Compare plans before/after index or rewrite. Keep fixtures representative of production data skew.
Track p95/p99 latencies and rows examined vs returned.

14) A 10-minute optimization checklist

Before writing:

What is the exact question? Which rows and which columns?
Can you filter or aggregate earlier? Can you avoid sorting?
Which columns are in predicates, joins, group by, order by?

While writing:

Use sargable predicates, avoid functions on columns.
Return only needed columns, avoid SELECT *.
Prefer keyset pagination over large offsets.

After writing:

EXPLAIN the query. Is it using an index? Are estimates close to actuals?
Add/adjust a composite or covering index if justified.
Re-check plan; confirm rows examined dropped and latency improved.

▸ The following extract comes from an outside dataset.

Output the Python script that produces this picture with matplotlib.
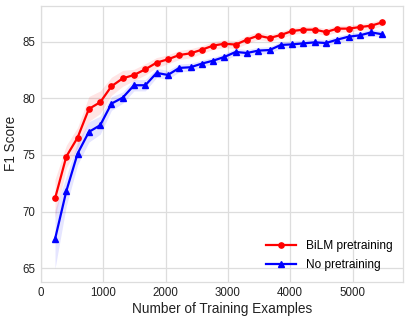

15) Mini lab: from 2.3s to 120ms

Original:

SELECT *
FROM events
WHERE date(created_at) = '2025-03-10'
  AND org_id = 42
ORDER BY created_at DESC
LIMIT 100;

Problems: function on column, SELECT *, missing composite index.

Fix:

-- Half-open time window + limited columns
SELECT id, created_at, type, payload
FROM events
WHERE org_id = 42
  AND created_at >= '2025-03-10'::date
  AND created_at <  '2025-03-11'::date
ORDER BY created_at DESC
LIMIT 100;

-- Index
CREATE INDEX idx_events_org_created_at ON events (org_id, created_at DESC) INCLUDE (type, payload);

Result: Index seek on (org_id, created_at), no sort, covering read.

Key takeaways:

Make the plan predictable: sargable predicates + right composite indexes.
Filter early, aggregate smartly, paginate with seeks.
Measure with EXPLAIN ANALYZE, iterate, and keep stats fresh.